## Directive
Tally the lines that include "chart". Output the number only.
- - - -
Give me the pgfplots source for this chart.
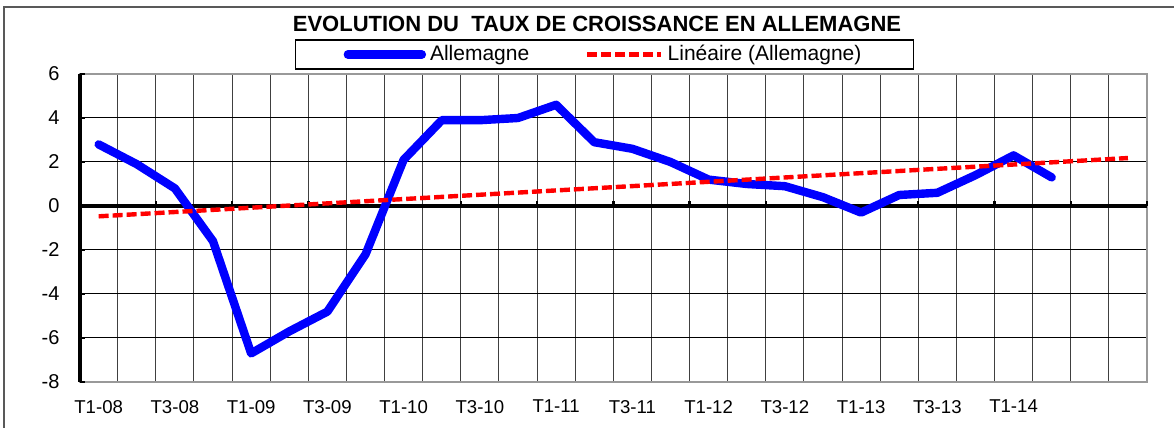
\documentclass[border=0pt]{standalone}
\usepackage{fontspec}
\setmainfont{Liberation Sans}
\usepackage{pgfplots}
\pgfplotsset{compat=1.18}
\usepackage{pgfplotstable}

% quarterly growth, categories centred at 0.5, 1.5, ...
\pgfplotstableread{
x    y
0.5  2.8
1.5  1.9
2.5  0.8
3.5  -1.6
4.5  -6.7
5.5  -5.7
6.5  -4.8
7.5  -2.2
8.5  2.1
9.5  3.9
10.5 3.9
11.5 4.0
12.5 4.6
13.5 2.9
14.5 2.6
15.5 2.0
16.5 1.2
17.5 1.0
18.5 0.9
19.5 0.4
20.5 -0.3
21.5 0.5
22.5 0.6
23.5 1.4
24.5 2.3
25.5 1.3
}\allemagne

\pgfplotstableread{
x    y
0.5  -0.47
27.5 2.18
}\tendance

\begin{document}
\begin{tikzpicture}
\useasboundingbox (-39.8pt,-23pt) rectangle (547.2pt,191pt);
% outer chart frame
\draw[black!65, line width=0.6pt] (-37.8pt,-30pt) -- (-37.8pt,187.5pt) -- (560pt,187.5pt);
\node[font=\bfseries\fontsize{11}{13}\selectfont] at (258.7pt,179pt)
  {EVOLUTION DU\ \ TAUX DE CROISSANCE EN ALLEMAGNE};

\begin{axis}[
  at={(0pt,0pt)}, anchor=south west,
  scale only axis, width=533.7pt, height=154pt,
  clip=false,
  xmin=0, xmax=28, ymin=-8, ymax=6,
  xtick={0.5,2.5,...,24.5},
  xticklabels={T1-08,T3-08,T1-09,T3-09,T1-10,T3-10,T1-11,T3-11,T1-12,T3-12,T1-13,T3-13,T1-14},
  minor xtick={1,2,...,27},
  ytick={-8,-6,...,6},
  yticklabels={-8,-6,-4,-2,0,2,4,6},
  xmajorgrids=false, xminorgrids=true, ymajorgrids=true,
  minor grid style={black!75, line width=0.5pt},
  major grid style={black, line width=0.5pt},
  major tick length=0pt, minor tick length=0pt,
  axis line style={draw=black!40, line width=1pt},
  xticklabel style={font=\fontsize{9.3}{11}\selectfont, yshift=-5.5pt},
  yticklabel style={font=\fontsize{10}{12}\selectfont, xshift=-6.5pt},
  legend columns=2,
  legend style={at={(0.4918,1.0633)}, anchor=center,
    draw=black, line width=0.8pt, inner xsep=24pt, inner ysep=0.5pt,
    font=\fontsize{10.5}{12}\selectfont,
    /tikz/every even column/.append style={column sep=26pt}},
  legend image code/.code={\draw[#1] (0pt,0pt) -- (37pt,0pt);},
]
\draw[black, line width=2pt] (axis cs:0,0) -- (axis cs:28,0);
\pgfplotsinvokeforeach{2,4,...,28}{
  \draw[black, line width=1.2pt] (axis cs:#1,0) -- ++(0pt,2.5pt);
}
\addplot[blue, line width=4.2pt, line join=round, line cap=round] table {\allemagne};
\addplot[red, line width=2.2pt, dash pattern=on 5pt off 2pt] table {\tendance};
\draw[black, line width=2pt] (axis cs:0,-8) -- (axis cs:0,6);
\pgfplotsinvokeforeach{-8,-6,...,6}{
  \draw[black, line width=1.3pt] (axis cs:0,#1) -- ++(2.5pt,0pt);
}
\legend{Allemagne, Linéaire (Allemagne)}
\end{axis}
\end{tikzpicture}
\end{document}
- - - -
## Solution for this problem
2